- **WHAT NEEDS TO BE DONE**:
Copy exactly the lines from the beginning of the data down to and including the line holding "centres_px = [(203, 230), (617.3, 230), (1028.3, 230)]", without any pictures.

== RECORDED DATA ==

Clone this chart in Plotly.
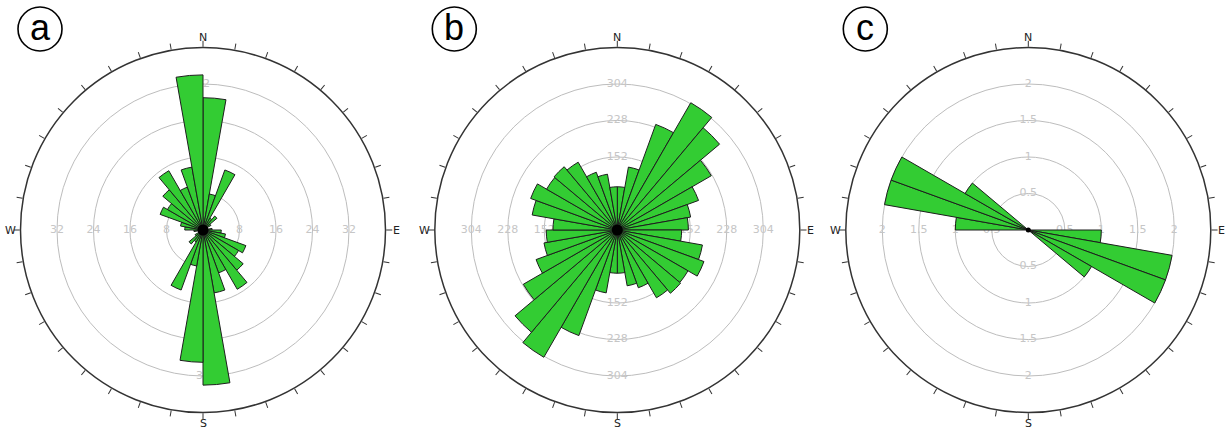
import plotly.graph_objects as go

W, H = 1225, 432

# Bin centres of the 10-degree sectors, measured clockwise from north
bin_centres = list(range(5, 360, 10))

# Panel a: counts per 10-degree sector (0-10, 10-20, ..., 350-360)
counts_a = [29, 8, 14, 3, 4, 2, 1, 1, 2, 4, 5, 10, 9, 11.5, 15, 10, 14, 34,
            29, 8, 14, 3, 4, 2, 1, 1, 2, 4, 5, 10, 9, 11.5, 15, 10, 14, 34]
# Panel b
counts_b = [90, 133, 234, 306, 278, 226, 180, 155, 148, 134, 180, 192, 170, 172, 163, 128, 118, 90,
            90, 133, 234, 306, 278, 226, 180, 155, 148, 134, 180, 192, 170, 172, 163, 128, 118, 90]
# Panel c
counts_c = [0, 0, 0, 0, 0, 0, 0, 0, 0, 1, 2, 2, 1, 0, 0, 0, 0, 0,
            0, 0, 0, 0, 0, 0, 0, 0, 0, 1, 2, 2, 1, 0, 0, 0, 0, 0]

# Ring values and their labels
rings_a = [8, 16, 24, 32]
ring_labels_a = ["8", "16", "24", "32"]
rings_b = [76, 152, 228, 304]
ring_labels_b = ["76", "152", "228", "304"]
rings_c = [0.5, 1, 1.5, 2]
ring_labels_c = ["0.5", "1", "1.5", "2"]

# Outer radius of each diagram
outer_a, outer_b, outer_c = 40, 380, 2.5

panel_letters = ["a", "b", "c"]
compass_ticks = list(range(0, 360, 10))
cardinal_names = ["N", "E", "S", "W"]

FILL = "#33cc33"
EDGE = "#1e1e1e"
GRID = "#bdbdbd"
LABEL = "#c6c6c6"
FONT = "DejaVu Sans"

R_PX = 182.5
LABEL_OFFSET_PX = 193
centres_px = [(203, 230), (617.3, 230), (1028.3, 230)]

panels = [
    (counts_a, rings_a, ring_labels_a, outer_a, 11),
    (counts_b, rings_b, ring_labels_b, outer_b, 11),
    (counts_c, rings_c, ring_labels_c, outer_c, 5),
]

fig = go.Figure()
layout = dict(
    width=W, height=H,
    margin=dict(l=0, r=0, t=0, b=0),
    paper_bgcolor="white",
    showlegend=False,
    shapes=[], annotations=[],
)

for i, (counts, rings, ring_labels, outer, hub) in enumerate(panels):
    cx, cy = centres_px[i]
    dom_x = [(cx - R_PX) / W, (cx + R_PX) / W]
    dom_y = [1 - (cy + R_PX) / H, 1 - (cy - R_PX) / H]
    low = "polar" if i == 0 else f"polar{2 * i + 1}"
    up = f"polar{2 * i + 2}"

    # lower layer: grid rings and their labels along the four cardinal directions
    n = len(rings)
    fig.add_trace(go.Scatterpolar(
        r=rings * 4,
        theta=[0] * n + [90] * n + [180] * n + [270] * n,
        text=ring_labels * 4,
        mode="text",
        textfont=dict(family=FONT, size=11, color=LABEL),
        hoverinfo="skip",
        subplot=low,
    ))
    layout[low] = dict(
        domain=dict(x=dom_x, y=dom_y),
        bgcolor="white",
        radialaxis=dict(range=[0, outer], tickvals=rings, showticklabels=False,
                        ticks="", showline=False, showgrid=True,
                        gridcolor=GRID, gridwidth=1),
        angularaxis=dict(direction="clockwise", rotation=90, showgrid=False,
                         showline=False, showticklabels=False, ticks=""),
    )

    # upper layer: sectors, hub and compass rim with 10-degree ticks
    fig.add_trace(go.Barpolar(
        r=counts,
        theta=bin_centres,
        width=[10] * len(bin_centres),
        marker=dict(color=FILL, line=dict(color=EDGE, width=1)),
        hoverinfo="r+theta",
        subplot=up,
    ))
    fig.add_trace(go.Scatterpolar(
        r=[0], theta=[0], mode="markers",
        marker=dict(color="black", size=hub),
        hoverinfo="skip",
        subplot=up,
    ))
    layout[up] = dict(
        domain=dict(x=dom_x, y=dom_y),
        bgcolor="rgba(0,0,0,0)",
        bargap=0,
        radialaxis=dict(range=[0, outer], showticklabels=False, ticks="",
                        showline=False, showgrid=False),
        angularaxis=dict(direction="clockwise", rotation=90, showgrid=False,
                         showline=True, linecolor="#333333", linewidth=1.5,
                         ticks="outside", ticklen=6, tickwidth=1, tickcolor="#333333",
                         tickmode="array", tickvals=compass_ticks,
                         showticklabels=False),
    )

    # compass letters just outside the rim
    offsets = [(0, -LABEL_OFFSET_PX), (LABEL_OFFSET_PX, 0), (0, LABEL_OFFSET_PX), (-LABEL_OFFSET_PX, 0)]
    for name, (dx, dy) in zip(cardinal_names, offsets):
        layout["annotations"].append(dict(
            x=(cx + dx) / W, y=1 - (cy + dy) / H, xref="paper", yref="paper",
            text=name, showarrow=False, xanchor="center", yanchor="middle",
            font=dict(family=FONT, size=11, color="#222222"),
        ))

    # circled panel letter
    lx, ly, lr = cx - 163, 29, 22
    layout["shapes"].append(dict(
        type="circle", xref="paper", yref="paper",
        x0=(lx - lr) / W, x1=(lx + lr) / W,
        y0=1 - (ly + lr) / H, y1=1 - (ly - lr) / H,
        line=dict(color="black", width=1.6),
    ))
    layout["annotations"].append(dict(
        x=lx / W, y=1 - (ly - 2) / H, xref="paper", yref="paper",
        text=panel_letters[i], showarrow=False,
        xanchor="center", yanchor="middle",
        font=dict(family="Liberation Sans", size=36, color="black"),
    ))

fig.update_layout(**layout)
fig.write_html("out.html")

===

- **EXPECTED ANSWER**:
Clone this chart in Plotly.
import plotly.graph_objects as go

W, H = 1225, 432

# Bin centres of the 10-degree sectors, measured clockwise from north
bin_centres = list(range(5, 360, 10))

# Panel a: counts per 10-degree sector (0-10, 10-20, ..., 350-360)
counts_a = [29, 8, 14, 3, 4, 2, 1, 1, 2, 4, 5, 10, 9, 11.5, 15, 10, 14, 34,
            29, 8, 14, 3, 4, 2, 1, 1, 2, 4, 5, 10, 9, 11.5, 15, 10, 14, 34]
# Panel b
counts_b = [90, 133, 234, 306, 278, 226, 180, 155, 148, 134, 180, 192, 170, 172, 163, 128, 118, 90,
            90, 133, 234, 306, 278, 226, 180, 155, 148, 134, 180, 192, 170, 172, 163, 128, 118, 90]
# Panel c
counts_c = [0, 0, 0, 0, 0, 0, 0, 0, 0, 1, 2, 2, 1, 0, 0, 0, 0, 0,
            0, 0, 0, 0, 0, 0, 0, 0, 0, 1, 2, 2, 1, 0, 0, 0, 0, 0]

# Ring values and their labels
rings_a = [8, 16, 24, 32]
ring_labels_a = ["8", "16", "24", "32"]
rings_b = [76, 152, 228, 304]
ring_labels_b = ["76", "152", "228", "304"]
rings_c = [0.5, 1, 1.5, 2]
ring_labels_c = ["0.5", "1", "1.5", "2"]

# Outer radius of each diagram
outer_a, outer_b, outer_c = 40, 380, 2.5

panel_letters = ["a", "b", "c"]
compass_ticks = list(range(0, 360, 10))
cardinal_names = ["N", "E", "S", "W"]

FILL = "#33cc33"
EDGE = "#1e1e1e"
GRID = "#bdbdbd"
LABEL = "#c6c6c6"
FONT = "DejaVu Sans"

R_PX = 182.5
LABEL_OFFSET_PX = 193
centres_px = [(203, 230), (617.3, 230), (1028.3, 230)]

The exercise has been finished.